Завоевание в VII веке восточных патриархатов арабами-магометанами еще более усилило значение Константинопольского патриарха. Его доминирующее положение давало ему повод смотреть на себя если не как на Вселенского в собственном смысле епископа, то, во всяком случае, как на равного Римскому.
Главную причину произошедшего в IX–XI столетиях разделения Церквей Суворов видит в двусмысленности, натянутости и «неясности отношений между высшими представителями церковной власти – императором, Римским епископом и Восточными патриархами с Константинопольским во главе» 180. Перечисляя случаи обращений за поддержкой с Востока в Рим, Суворов отмечает, что высшая власть Римского епископа всегда признавалась на Востоке «лишь меньшинством и отдельными лицами, которые в ней нуждались» 181. Не одобряя безусловно образ действий Фотия, Суворов видит его историческую заслугу в том, что он «не допустил торжества папства над восточным императорством» 182.
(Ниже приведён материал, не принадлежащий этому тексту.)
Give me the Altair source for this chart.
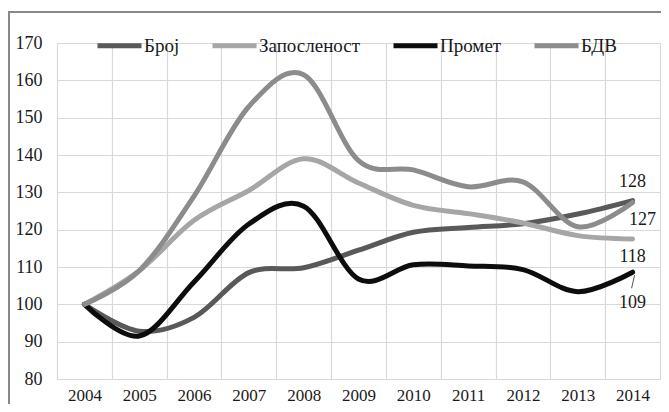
import altair as alt
import pandas as pd

years = [2004, 2005, 2006, 2007, 2008, 2009, 2010, 2011, 2012, 2013, 2014]
series_names = ["Број", "Запосленост", "Промет", "БДВ"]
broj = [100, 92.8, 96.5, 108.5, 109.8, 114.5, 119.3, 120.6, 121.6, 124.2, 127.8]
zaposlenost = [100, 109, 122.5, 130.5, 139, 132.5, 126.5, 124.3, 121.8, 118.4, 117.5]
promet = [100, 91.5, 106, 121.5, 126.3, 106.8, 110.6, 110.3, 109.3, 103.4, 108.6]
bdv = [100, 109, 129, 153, 161.5, 138.5, 136, 131.5, 132.8, 120.8, 127.3]
colors = ["#595959", "#a6a6a6", "#0d0d0d", "#8c8c8c"]
y_ticks = [80, 90, 100, 110, 120, 130, 140, 150, 160, 170]

values = [broj, zaposlenost, promet, bdv]
rows = []
for name, vals in zip(series_names, values):
    for yr, v in zip(years, vals):
        rows.append({"year": str(yr), "series": name, "value": v,
                     "label": str(int(round(v)))})
df = pd.DataFrame(rows)
last_year = str(years[-1])

FONT = "Liberation Serif"
TXT = "#1a1a1a"

xenc = alt.X("year:O", scale=alt.Scale(type="band", paddingInner=0, paddingOuter=0),
             axis=alt.Axis(tickBand="extent", grid=True, ticks=False, domain=False,
                           labelAngle=0, labelFontSize=17, labelPadding=8, title=None,
                           labelOverlap=False))
yenc = alt.Y("value:Q", scale=alt.Scale(domain=[80, 170], nice=False, zero=False),
             axis=alt.Axis(values=y_ticks, grid=True, ticks=False, domain=False,
                           labelFontSize=18, labelPadding=15, title=None,
                           labelOverlap=False))

base = alt.Chart(df).encode(x=xenc, y=yenc)

lines = base.mark_line(
    interpolate="cardinal", strokeWidth=5, strokeCap="round", strokeJoin="round"
).encode(
    color=alt.Color("series:N",
                    scale=alt.Scale(domain=series_names, range=colors),
                    legend=alt.Legend(title=None, orient="none", direction="horizontal",
                                      legendX=38, legendY=-22, symbolType="stroke",
                                      symbolSize=1936, symbolStrokeWidth=5,
                                      labelFontSize=19, labelOffset=0,
                                      columnPadding=22, padding=0)),
)


def end_label(name, dx, dy):
    return base.transform_filter(
        (alt.datum.series == name) & (alt.datum.year == last_year)
    ).mark_text(
        font=FONT, fontSize=18, color=TXT, align="center", baseline="middle",
        dx=dx, dy=dy
    ).encode(text="label:N")


leader = base.transform_filter(
    (alt.datum.series == "Промет") & (alt.datum.year == last_year)
).mark_rule(
    color="#555555", strokeWidth=1, xOffset=2, x2Offset=-1, yOffset=3, y2Offset=16
).encode(x2="year:O", y2="value:Q")

frame = alt.Chart(pd.DataFrame({"a": [0]})).mark_rect(
    fill=None, stroke="#888888", strokeWidth=2
).encode(x=alt.value(-48), x2=alt.value(720), y=alt.value(-31), y2=alt.value(500))

chart = alt.layer(
    lines,
    end_label("Број", 0, -19),
    end_label("БДВ", 10, 18),
    end_label("Запосленост", 0, 18),
    end_label("Промет", 0, 31),
    leader,
    frame,
).properties(
    width=603, height=336,
    autosize=alt.AutoSizeParams(type="none"),
    padding={"left": 49, "top": 35, "right": 1, "bottom": 25},
    background="white",
).configure_view(stroke="#d9d9d9").configure_axis(
    labelFont=FONT, labelColor=TXT, gridColor="#d9d9d9", gridWidth=1.2
).configure_legend(labelFont=FONT, labelColor=TXT)

chart.save("out.html", embed_options={"renderer": "svg", "actions": False})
Представляют интерес рассуждения Суворова о том, что бы было, если бы разрыва между Востоком и Западом не произошло. В этом случае, предполагает Суворов, «Восточный император и Римский папа служили бы друг для друга взаимно сдержкою: Римский Папа не довел бы своих притязаний до того предела, где власть человека смешивается с властью Бога, и наоборот, восточное императорство не превратилось бы в безграничную теократию» 183. Впрочем, замечает Суворов, «последняя не имела того практического значения, какое имела власть средневекового папства, но это потому лишь, что восточное императорство не имело достаточной политической силы, и что в IX веке цикл христианского вероучения считался уже определившимся и законченным, так что императоры не имели повода к установлению догматов, или норм веры, которые могли бы быть налагаемы на подданных как общеобязательный закон» 184.
Теорию «пяти чувств», возникшую на востоке в IX столетии, Суворов признает совершенно несостоятельной: в действительности этой теории не соответствовало ни фактическое положение Римского епископа, ни привилегированное перед другими Восточными патриархами положение патриарха Константинопольского, «ни та общецерковная власть, которая принадлежит императору и которая совершенно игнорируется теорией пяти чувств, как будто император может стоять в стороне от Церкви» 185. После образования национальных Церквей, находящихся вне патриархатов и не признающих над собой их власти, данная теория «пяти чувств» оказалась еще более несостоятельной, и сегодня может рассматриваться лишь как исторический факт.
С одной стороны, Суворов говорит о высшей общецерковной власти императора как «общего епископа» и «священника», а с другой – негативно оценивает неограниченное вмешательство императоров в область религиозно-догматических вопросов, которое не раз приводило к поддержке неправославных партий. Факт насильственного насаждения некоторыми императорами неправославных учений Суворов объясняет тем, что «соединение в одних и тех же руках и церковной, и государственной власти, при неразвитости политических понятий и при недостатке исторического опыта, повело к весьма прискорбным явлениям в церковно-государственной жизни» 186.
Принцип автокефальности национальных Церквей, по мнению Суворова, не связан неразрывно с самим понятием Православия. «Патриархи никогда не склонны были признавать с охотой самостоятельность отделившейся от них Церкви и признавали таковую лишь тогда, когда исторические обстоятельства делали невозможным непризнание…» 187.
По мнению Суворова, после разделения Церквей высшая власть в Константинопольском Патриархате «принадлежала византийскому императору, от которого исходили законы и распоряжения по делам церковным, но при котором действовал также патриарх с его синодом» 188. После разрушения Восточной империи Константинопольский патриарх сделался политическим главой и представителем всех православных народов, покоренных турками, и в качестве такового был признан турецким правительством. Остальные три Восточных патриарха пользовались в своих патриархатах такими же правами и привилегиями, какие принадлежат Константинопольскому в его патриархате. Однако, по убеждению Суворова, Восточные патриархи в этот период все-таки не могут быть признаны равными Константинопольскому патриарху, так как не имели никакой гражданской власти. Константинопольский патриарх, признанный со стороны турецкого правительства главой христианского населения всей империи, распространял свою власть и на патриархов с их патриархатами.